Days 29 to 31: Dark Skies

Hi folks! Thanks for following along and your patience; cell towers are few and far between out here!

I will start with a quick story from Madura, where you will remember I was about to depart from on my next leg. I was sitting outside the bar in the evening with a group of people who worked there (all of them I think!) and one of the old timers, a hilarious guy who was telling a story of when he ran the bar years ago. They were having a big night event and the place was busy when he noticed 2 beautiful girls sitting by the bar. So he rushed out back, found a piece of cardboard and wrote ‘Topless waitresses wanted, top dollar paid’, after which he went and put it on the bar right by the girls. To cut a long story short he bought them a bunch of drinks and they ended up working behind the bar. Everyone was happy and all was going well until one said to him ‘This place is so funny, in Sweden they would never let 16 year olds do this!’ Ooops haha! It’s also illegal in Australia, so they were returned fully clothed to their original seats in about 5 seconds!! Ah, the outback, gotta love it.

On that note I left Madura early in the morning for the long stretch to Eucla. For the next 182km / 116 miles the road crossed the flat plain beneath the escarpment I had descended, before rising back above the cliff at Eucla where the ocean joined. My rest day had given me some energy so I decided to make up the day and do the stretch in 3 rather than 4 days. Big move.

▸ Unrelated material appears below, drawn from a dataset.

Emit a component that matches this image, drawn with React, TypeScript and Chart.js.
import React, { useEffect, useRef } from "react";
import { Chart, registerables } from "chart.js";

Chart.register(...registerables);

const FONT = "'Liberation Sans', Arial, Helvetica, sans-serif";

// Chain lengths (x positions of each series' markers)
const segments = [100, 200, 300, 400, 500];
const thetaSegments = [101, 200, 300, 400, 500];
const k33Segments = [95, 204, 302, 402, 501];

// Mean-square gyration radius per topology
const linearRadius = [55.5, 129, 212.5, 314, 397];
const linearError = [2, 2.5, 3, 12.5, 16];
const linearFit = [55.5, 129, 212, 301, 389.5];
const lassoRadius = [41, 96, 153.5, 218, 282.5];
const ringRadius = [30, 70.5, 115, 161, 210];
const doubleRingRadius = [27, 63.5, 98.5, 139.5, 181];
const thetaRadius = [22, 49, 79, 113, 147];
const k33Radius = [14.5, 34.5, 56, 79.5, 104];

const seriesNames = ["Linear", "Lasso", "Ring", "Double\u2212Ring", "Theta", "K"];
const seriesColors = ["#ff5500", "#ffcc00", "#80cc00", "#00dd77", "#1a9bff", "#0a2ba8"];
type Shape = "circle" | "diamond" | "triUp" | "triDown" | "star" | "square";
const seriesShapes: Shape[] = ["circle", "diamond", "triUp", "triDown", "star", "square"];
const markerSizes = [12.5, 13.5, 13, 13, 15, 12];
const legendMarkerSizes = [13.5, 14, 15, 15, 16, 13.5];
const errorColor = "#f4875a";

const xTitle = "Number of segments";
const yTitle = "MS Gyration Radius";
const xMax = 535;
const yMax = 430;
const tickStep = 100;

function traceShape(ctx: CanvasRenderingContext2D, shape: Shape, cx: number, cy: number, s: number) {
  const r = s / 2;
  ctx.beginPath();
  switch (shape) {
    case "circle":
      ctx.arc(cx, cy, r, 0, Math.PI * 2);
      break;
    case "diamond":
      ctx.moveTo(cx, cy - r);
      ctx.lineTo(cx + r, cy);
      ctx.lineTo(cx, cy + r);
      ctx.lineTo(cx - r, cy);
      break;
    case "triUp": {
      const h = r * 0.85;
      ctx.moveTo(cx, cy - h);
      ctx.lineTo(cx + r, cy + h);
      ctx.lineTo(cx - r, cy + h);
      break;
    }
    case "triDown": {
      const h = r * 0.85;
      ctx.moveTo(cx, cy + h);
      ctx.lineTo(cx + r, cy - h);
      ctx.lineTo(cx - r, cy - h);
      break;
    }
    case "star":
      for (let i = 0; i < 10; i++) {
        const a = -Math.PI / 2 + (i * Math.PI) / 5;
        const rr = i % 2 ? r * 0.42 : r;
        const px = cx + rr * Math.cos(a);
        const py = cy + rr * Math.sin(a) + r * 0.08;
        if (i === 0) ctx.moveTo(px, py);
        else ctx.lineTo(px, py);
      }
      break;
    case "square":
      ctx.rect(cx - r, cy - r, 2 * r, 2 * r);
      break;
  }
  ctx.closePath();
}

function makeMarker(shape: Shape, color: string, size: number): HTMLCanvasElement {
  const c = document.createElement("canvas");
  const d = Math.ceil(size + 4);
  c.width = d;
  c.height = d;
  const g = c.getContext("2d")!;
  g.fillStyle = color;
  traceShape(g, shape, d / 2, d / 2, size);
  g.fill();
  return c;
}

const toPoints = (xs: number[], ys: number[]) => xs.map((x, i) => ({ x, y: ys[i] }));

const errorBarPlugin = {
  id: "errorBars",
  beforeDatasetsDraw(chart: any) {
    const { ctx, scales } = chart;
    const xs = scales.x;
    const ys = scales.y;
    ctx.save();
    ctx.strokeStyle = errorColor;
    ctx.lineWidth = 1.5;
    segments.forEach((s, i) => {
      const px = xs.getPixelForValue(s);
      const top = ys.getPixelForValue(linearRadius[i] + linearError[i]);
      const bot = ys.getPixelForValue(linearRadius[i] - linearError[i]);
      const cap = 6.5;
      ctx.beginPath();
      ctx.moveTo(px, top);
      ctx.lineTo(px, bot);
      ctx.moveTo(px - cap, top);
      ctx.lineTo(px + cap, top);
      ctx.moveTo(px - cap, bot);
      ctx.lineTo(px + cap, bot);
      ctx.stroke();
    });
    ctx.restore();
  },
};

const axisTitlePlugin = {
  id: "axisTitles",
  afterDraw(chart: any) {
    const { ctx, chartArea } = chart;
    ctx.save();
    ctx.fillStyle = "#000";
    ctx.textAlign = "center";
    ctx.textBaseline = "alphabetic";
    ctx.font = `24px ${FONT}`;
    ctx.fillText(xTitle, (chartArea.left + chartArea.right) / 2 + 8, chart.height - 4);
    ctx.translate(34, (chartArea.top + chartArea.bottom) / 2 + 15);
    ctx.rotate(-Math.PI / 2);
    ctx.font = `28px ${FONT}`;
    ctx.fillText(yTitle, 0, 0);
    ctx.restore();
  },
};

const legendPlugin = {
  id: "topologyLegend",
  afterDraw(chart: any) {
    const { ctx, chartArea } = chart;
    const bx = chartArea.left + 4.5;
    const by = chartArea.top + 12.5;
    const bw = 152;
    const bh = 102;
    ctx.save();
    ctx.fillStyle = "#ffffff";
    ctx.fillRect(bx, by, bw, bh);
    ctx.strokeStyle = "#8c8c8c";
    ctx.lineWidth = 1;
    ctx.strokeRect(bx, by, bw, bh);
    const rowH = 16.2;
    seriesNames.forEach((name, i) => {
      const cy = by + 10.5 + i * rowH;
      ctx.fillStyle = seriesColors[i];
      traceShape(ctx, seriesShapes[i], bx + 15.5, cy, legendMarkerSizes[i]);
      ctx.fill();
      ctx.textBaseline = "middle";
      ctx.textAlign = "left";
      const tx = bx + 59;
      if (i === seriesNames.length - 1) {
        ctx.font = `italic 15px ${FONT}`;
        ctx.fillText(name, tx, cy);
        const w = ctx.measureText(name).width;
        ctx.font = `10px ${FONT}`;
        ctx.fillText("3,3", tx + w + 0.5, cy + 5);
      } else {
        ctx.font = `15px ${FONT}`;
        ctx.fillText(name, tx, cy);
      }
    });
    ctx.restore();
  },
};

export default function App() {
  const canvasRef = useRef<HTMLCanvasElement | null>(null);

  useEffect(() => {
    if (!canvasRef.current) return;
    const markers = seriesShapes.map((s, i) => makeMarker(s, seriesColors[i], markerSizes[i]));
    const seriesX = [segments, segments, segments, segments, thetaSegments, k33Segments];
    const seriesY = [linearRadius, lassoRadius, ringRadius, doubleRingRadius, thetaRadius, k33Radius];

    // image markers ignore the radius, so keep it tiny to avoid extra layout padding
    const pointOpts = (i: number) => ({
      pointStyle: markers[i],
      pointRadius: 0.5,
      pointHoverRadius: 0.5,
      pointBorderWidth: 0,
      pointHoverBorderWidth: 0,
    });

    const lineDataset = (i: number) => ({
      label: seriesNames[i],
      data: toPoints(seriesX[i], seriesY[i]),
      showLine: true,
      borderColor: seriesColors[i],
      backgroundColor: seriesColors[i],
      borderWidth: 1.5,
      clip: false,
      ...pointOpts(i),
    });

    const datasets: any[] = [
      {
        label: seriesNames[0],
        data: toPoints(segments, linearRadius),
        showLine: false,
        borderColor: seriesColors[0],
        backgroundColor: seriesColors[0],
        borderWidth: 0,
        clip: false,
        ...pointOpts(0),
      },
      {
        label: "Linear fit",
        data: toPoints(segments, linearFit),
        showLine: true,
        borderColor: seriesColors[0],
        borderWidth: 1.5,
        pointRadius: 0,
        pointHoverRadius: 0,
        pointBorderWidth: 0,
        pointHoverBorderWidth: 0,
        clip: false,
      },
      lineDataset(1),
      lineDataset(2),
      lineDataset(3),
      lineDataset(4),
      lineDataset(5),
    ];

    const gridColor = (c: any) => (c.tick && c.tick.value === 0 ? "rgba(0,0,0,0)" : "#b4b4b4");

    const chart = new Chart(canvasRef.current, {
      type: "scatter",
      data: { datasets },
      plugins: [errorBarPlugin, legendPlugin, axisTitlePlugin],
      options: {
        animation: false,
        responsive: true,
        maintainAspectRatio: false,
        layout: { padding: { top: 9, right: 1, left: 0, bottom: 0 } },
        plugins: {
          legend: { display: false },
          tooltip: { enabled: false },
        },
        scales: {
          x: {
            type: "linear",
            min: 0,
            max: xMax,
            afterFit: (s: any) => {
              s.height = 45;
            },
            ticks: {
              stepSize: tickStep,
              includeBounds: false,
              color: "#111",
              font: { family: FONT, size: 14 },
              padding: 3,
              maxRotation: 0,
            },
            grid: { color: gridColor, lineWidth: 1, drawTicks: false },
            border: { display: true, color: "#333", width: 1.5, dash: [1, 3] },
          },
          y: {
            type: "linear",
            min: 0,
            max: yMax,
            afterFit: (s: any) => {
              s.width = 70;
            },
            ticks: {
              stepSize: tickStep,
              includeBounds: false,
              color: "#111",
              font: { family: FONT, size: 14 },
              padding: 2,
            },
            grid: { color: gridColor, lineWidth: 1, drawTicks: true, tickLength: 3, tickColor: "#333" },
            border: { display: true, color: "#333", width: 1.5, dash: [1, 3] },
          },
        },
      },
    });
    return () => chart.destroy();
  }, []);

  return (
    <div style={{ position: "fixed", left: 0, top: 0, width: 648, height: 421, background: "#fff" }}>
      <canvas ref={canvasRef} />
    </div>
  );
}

This stretch was even more demoralizing than the straight road; billiard table flat and straight for miles at a time. It used to be the seabed and the escarpment used to be the shore; it is evident as the ground is made from millions of sea shells – they cover the place! The shimmer and mirage on the road was really a sight to behold, just an endless nothing. If it hadn’t had been for the occasional kangaroo, eagle or songbird I might have lost it, especially as the weather had become a windy and rain filled tempest, and of course right in my face. It reminded me of Patagonia, with the foreboding skies and dark clouds, which is not surprising as the nearest place to me is Antarctica right now.

Can you see the shells?!

Luckily, after a few miles of Day 2 I met a guy in a camper van who was supporting a group of guys riding bikes from Perth to Sydney. Keith was a legend and even made me a bacon and egg sandwich! I could have kissed him! I met the guys a little ways down the road, a super group of lads. Check out my Facebook page to connect with their trip. 

At the end of day 2 I crawled into the rest stop of Mundrabila a broken man. The last 10km were almost unachievable, made worse by the fact I could see my destination as clear as day from at least that far away. It was a mirage which never got closer. Well, in the end I made it as darkness fell and just crashed into bed, apprehensive that day 3 was going to be even further.

Day 3 arrived with the sound of rain waking me up. I nearly didn’t get out of bed! Eventually I was on the road and at least for the first half of the day the wind was at my side. Makes a huge difference, and I barely cursed the rain at all. The only respite was meeting two lovely Italian girls driving a van with a cow pattern paint job. They were great and gave me some much needed motivation.

Cow van!

The afternoon was a different story when I saw the rest house – at the top of the cliffs! It was a strange thing to pass the ‘5km to go’ sign and know that drivers who left mundrabila right at that moment would STILL beat me! To be honest the last hill was OK, as I got to used muscles which I don’t use and so felt fresher, but I was so thankful to reach the end. As I did so I looked back and saw the Southern Ocean for the first time, dark and mysterious. It was an arresting sight, at once making all the pain worth it. 30 or 40 kangaroos were then startled at my presence and ran towards the ocean; as my sister said, ‘a kangaroo finish’. Awesome, an made it all worth it.

So now I am in Eucla, just 12km from the border of Western Australia, 1,520km / 948 miles from where I started. The picture below puts that in a little bit of context. By this time tomorrow I will be in South Australia! Woo!

Its big

Take care all!




  1. Wayne Collins · April 12, 2015

    Hi I James Well done on your journey. Wayne and I love hearing your news. You must be a strong soul!!!!! we were the couple just out of York and you slept in our shearing shed. Safe travels Sue

    Sent from my iPad



    • jamesrbrooman · April 15, 2015

      Thanks Sue – and wonderful to hear from you! I will call when I am back to civilization 🙂


  2. meixichen89 · April 14, 2015

    Aww sorry you had some rough days…keep going! You will be legen…wait for it…dary!!